Information provided:
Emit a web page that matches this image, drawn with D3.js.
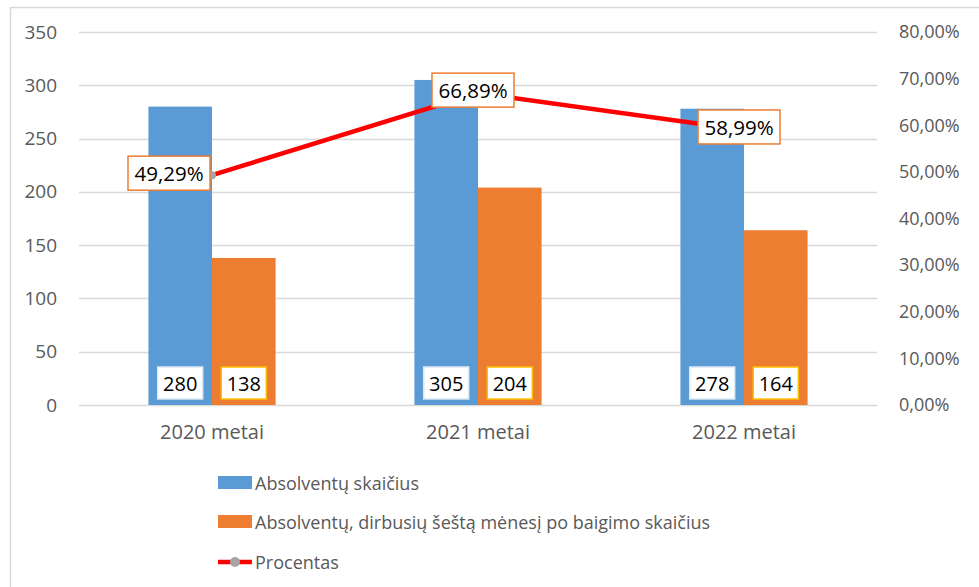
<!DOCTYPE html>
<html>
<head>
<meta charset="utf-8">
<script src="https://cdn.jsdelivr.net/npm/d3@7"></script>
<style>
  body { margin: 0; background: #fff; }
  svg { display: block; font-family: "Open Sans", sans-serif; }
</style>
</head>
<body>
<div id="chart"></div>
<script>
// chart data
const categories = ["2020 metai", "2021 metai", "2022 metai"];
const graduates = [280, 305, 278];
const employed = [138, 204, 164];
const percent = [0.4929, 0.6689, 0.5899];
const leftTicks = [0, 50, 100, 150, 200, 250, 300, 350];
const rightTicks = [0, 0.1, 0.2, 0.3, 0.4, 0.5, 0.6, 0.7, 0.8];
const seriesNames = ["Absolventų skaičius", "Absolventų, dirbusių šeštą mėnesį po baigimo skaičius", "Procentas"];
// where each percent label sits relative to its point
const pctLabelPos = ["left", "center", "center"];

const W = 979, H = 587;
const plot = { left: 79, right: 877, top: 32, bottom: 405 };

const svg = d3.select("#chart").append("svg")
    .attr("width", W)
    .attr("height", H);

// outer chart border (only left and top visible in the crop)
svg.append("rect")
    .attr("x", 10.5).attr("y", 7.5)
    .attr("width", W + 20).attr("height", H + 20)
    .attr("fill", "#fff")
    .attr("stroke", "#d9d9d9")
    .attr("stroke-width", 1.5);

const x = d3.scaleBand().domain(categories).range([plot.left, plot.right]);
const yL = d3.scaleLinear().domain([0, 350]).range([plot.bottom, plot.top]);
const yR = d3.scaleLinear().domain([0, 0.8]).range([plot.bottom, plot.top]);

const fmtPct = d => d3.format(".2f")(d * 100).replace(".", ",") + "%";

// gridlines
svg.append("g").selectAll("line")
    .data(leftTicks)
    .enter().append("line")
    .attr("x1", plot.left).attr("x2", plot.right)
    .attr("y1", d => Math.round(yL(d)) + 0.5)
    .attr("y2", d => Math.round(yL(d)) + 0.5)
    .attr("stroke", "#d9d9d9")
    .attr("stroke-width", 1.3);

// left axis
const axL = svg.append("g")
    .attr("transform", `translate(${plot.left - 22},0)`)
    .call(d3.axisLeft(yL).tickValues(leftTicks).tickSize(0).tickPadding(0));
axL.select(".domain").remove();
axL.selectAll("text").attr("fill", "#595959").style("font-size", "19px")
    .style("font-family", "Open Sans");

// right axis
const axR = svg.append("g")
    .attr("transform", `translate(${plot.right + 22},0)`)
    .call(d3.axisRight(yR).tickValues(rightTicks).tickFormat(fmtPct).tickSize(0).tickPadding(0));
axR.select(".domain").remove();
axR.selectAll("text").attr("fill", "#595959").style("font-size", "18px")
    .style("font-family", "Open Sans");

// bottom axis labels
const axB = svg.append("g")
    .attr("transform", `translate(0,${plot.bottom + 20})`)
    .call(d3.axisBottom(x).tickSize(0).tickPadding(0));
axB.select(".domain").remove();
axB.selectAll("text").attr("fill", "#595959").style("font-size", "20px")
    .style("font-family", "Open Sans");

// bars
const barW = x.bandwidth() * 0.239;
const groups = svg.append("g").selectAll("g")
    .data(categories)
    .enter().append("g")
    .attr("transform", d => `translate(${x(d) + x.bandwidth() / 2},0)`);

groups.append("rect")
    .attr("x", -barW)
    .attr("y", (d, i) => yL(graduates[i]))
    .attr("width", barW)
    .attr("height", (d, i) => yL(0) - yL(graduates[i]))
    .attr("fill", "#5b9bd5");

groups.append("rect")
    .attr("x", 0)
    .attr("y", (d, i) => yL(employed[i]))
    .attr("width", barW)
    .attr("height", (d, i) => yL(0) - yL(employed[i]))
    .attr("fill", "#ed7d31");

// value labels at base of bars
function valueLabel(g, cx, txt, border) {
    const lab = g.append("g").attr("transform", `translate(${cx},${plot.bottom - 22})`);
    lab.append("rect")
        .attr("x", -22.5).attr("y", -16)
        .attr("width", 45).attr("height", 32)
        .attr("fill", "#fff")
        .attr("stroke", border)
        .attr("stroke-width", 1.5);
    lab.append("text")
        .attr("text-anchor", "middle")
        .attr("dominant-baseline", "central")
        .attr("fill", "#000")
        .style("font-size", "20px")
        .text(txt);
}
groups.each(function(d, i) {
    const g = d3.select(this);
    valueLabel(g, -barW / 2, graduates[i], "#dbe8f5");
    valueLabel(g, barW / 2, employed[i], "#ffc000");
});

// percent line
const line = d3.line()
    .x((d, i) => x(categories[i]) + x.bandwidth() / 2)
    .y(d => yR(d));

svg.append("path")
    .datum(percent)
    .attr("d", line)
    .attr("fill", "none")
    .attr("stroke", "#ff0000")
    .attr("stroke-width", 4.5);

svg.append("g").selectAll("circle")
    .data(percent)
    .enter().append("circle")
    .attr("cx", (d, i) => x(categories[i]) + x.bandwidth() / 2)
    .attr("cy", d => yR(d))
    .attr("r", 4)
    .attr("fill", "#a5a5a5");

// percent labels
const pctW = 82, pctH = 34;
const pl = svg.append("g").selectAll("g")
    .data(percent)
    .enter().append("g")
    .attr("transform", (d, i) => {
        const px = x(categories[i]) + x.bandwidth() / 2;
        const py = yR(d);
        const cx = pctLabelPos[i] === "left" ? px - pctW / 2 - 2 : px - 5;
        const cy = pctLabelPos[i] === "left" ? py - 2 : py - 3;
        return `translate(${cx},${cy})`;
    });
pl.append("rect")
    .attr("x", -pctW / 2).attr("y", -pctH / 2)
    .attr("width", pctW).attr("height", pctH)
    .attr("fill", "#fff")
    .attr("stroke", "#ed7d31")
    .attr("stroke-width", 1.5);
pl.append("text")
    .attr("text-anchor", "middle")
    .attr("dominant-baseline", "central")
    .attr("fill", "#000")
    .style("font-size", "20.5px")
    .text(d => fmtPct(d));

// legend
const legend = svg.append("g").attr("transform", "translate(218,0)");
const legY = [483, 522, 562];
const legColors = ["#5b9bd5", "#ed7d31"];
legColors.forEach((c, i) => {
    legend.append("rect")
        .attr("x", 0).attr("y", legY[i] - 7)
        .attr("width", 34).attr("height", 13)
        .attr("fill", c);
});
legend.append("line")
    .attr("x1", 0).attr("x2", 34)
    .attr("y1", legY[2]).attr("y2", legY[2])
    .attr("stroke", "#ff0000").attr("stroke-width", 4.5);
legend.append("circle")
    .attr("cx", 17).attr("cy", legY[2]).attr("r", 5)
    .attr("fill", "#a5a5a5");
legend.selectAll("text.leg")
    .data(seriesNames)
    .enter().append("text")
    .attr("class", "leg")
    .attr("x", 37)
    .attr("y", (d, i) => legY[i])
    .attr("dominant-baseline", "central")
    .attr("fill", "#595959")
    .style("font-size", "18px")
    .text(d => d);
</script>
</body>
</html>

Stated problem: Set down the material exactly, every line of it, except for the pictures.

Solution:
Emit a web page that matches this image, drawn with D3.js.
<!DOCTYPE html>
<html>
<head>
<meta charset="utf-8">
<script src="https://cdn.jsdelivr.net/npm/d3@7"></script>
<style>
  body { margin: 0; background: #fff; }
  svg { display: block; font-family: "Open Sans", sans-serif; }
</style>
</head>
<body>
<div id="chart"></div>
<script>
// chart data
const categories = ["2020 metai", "2021 metai", "2022 metai"];
const graduates = [280, 305, 278];
const employed = [138, 204, 164];
const percent = [0.4929, 0.6689, 0.5899];
const leftTicks = [0, 50, 100, 150, 200, 250, 300, 350];
const rightTicks = [0, 0.1, 0.2, 0.3, 0.4, 0.5, 0.6, 0.7, 0.8];
const seriesNames = ["Absolventų skaičius", "Absolventų, dirbusių šeštą mėnesį po baigimo skaičius", "Procentas"];
// where each percent label sits relative to its point
const pctLabelPos = ["left", "center", "center"];

const W = 979, H = 587;
const plot = { left: 79, right: 877, top: 32, bottom: 405 };

const svg = d3.select("#chart").append("svg")
    .attr("width", W)
    .attr("height", H);

// outer chart border (only left and top visible in the crop)
svg.append("rect")
    .attr("x", 10.5).attr("y", 7.5)
    .attr("width", W + 20).attr("height", H + 20)
    .attr("fill", "#fff")
    .attr("stroke", "#d9d9d9")
    .attr("stroke-width", 1.5);

const x = d3.scaleBand().domain(categories).range([plot.left, plot.right]);
const yL = d3.scaleLinear().domain([0, 350]).range([plot.bottom, plot.top]);
const yR = d3.scaleLinear().domain([0, 0.8]).range([plot.bottom, plot.top]);

const fmtPct = d => d3.format(".2f")(d * 100).replace(".", ",") + "%";

// gridlines
svg.append("g").selectAll("line")
    .data(leftTicks)
    .enter().append("line")
    .attr("x1", plot.left).attr("x2", plot.right)
    .attr("y1", d => Math.round(yL(d)) + 0.5)
    .attr("y2", d => Math.round(yL(d)) + 0.5)
    .attr("stroke", "#d9d9d9")
    .attr("stroke-width", 1.3);

// left axis
const axL = svg.append("g")
    .attr("transform", `translate(${plot.left - 22},0)`)
    .call(d3.axisLeft(yL).tickValues(leftTicks).tickSize(0).tickPadding(0));
axL.select(".domain").remove();
axL.selectAll("text").attr("fill", "#595959").style("font-size", "19px")
    .style("font-family", "Open Sans");

// right axis
const axR = svg.append("g")
    .attr("transform", `translate(${plot.right + 22},0)`)
    .call(d3.axisRight(yR).tickValues(rightTicks).tickFormat(fmtPct).tickSize(0).tickPadding(0));
axR.select(".domain").remove();
axR.selectAll("text").attr("fill", "#595959").style("font-size", "18px")
    .style("font-family", "Open Sans");

// bottom axis labels
const axB = svg.append("g")
    .attr("transform", `translate(0,${plot.bottom + 20})`)
    .call(d3.axisBottom(x).tickSize(0).tickPadding(0));
axB.select(".domain").remove();
axB.selectAll("text").attr("fill", "#595959").style("font-size", "20px")
    .style("font-family", "Open Sans");

// bars
const barW = x.bandwidth() * 0.239;
const groups = svg.append("g").selectAll("g")
    .data(categories)
    .enter().append("g")
    .attr("transform", d => `translate(${x(d) + x.bandwidth() / 2},0)`);

groups.append("rect")
    .attr("x", -barW)
    .attr("y", (d, i) => yL(graduates[i]))
    .attr("width", barW)
    .attr("height", (d, i) => yL(0) - yL(graduates[i]))
    .attr("fill", "#5b9bd5");

groups.append("rect")
    .attr("x", 0)
    .attr("y", (d, i) => yL(employed[i]))
    .attr("width", barW)
    .attr("height", (d, i) => yL(0) - yL(employed[i]))
    .attr("fill", "#ed7d31");

// value labels at base of bars
function valueLabel(g, cx, txt, border) {
    const lab = g.append("g").attr("transform", `translate(${cx},${plot.bottom - 22})`);
    lab.append("rect")
        .attr("x", -22.5).attr("y", -16)
        .attr("width", 45).attr("height", 32)
        .attr("fill", "#fff")
        .attr("stroke", border)
        .attr("stroke-width", 1.5);
    lab.append("text")
        .attr("text-anchor", "middle")
        .attr("dominant-baseline", "central")
        .attr("fill", "#000")
        .style("font-size", "20px")
        .text(txt);
}
groups.each(function(d, i) {
    const g = d3.select(this);
    valueLabel(g, -barW / 2, graduates[i], "#dbe8f5");
    valueLabel(g, barW / 2, employed[i], "#ffc000");
});

// percent line
const line = d3.line()
    .x((d, i) => x(categories[i]) + x.bandwidth() / 2)
    .y(d => yR(d));

svg.append("path")
    .datum(percent)
    .attr("d", line)
    .attr("fill", "none")
    .attr("stroke", "#ff0000")
    .attr("stroke-width", 4.5);

svg.append("g").selectAll("circle")
    .data(percent)
    .enter().append("circle")
    .attr("cx", (d, i) => x(categories[i]) + x.bandwidth() / 2)
    .attr("cy", d => yR(d))
    .attr("r", 4)
    .attr("fill", "#a5a5a5");

// percent labels
const pctW = 82, pctH = 34;
const pl = svg.append("g").selectAll("g")
    .data(percent)
    .enter().append("g")
    .attr("transform", (d, i) => {
        const px = x(categories[i]) + x.bandwidth() / 2;
        const py = yR(d);
        const cx = pctLabelPos[i] === "left" ? px - pctW / 2 - 2 : px - 5;
        const cy = pctLabelPos[i] === "left" ? py - 2 : py - 3;
        return `translate(${cx},${cy})`;
    });
pl.append("rect")
    .attr("x", -pctW / 2).attr("y", -pctH / 2)
    .attr("width", pctW).attr("height", pctH)
    .attr("fill", "#fff")
    .attr("stroke", "#ed7d31")
    .attr("stroke-width", 1.5);
pl.append("text")
    .attr("text-anchor", "middle")
    .attr("dominant-baseline", "central")
    .attr("fill", "#000")
    .style("font-size", "20.5px")
    .text(d => fmtPct(d));

// legend
const legend = svg.append("g").attr("transform", "translate(218,0)");
const legY = [483, 522, 562];
const legColors = ["#5b9bd5", "#ed7d31"];
legColors.forEach((c, i) => {
    legend.append("rect")
        .attr("x", 0).attr("y", legY[i] - 7)
        .attr("width", 34).attr("height", 13)
        .attr("fill", c);
});
legend.append("line")
    .attr("x1", 0).attr("x2", 34)
    .attr("y1", legY[2]).attr("y2", legY[2])
    .attr("stroke", "#ff0000").attr("stroke-width", 4.5);
legend.append("circle")
    .attr("cx", 17).attr("cy", legY[2]).attr("r", 5)
    .attr("fill", "#a5a5a5");
legend.selectAll("text.leg")
    .data(seriesNames)
    .enter().append("text")
    .attr("class", "leg")
    .attr("x", 37)
    .attr("y", (d, i) => legY[i])
    .attr("dominant-baseline", "central")
    .attr("fill", "#595959")
    .style("font-size", "18px")
    .text(d => d);
</script>
</body>
</html>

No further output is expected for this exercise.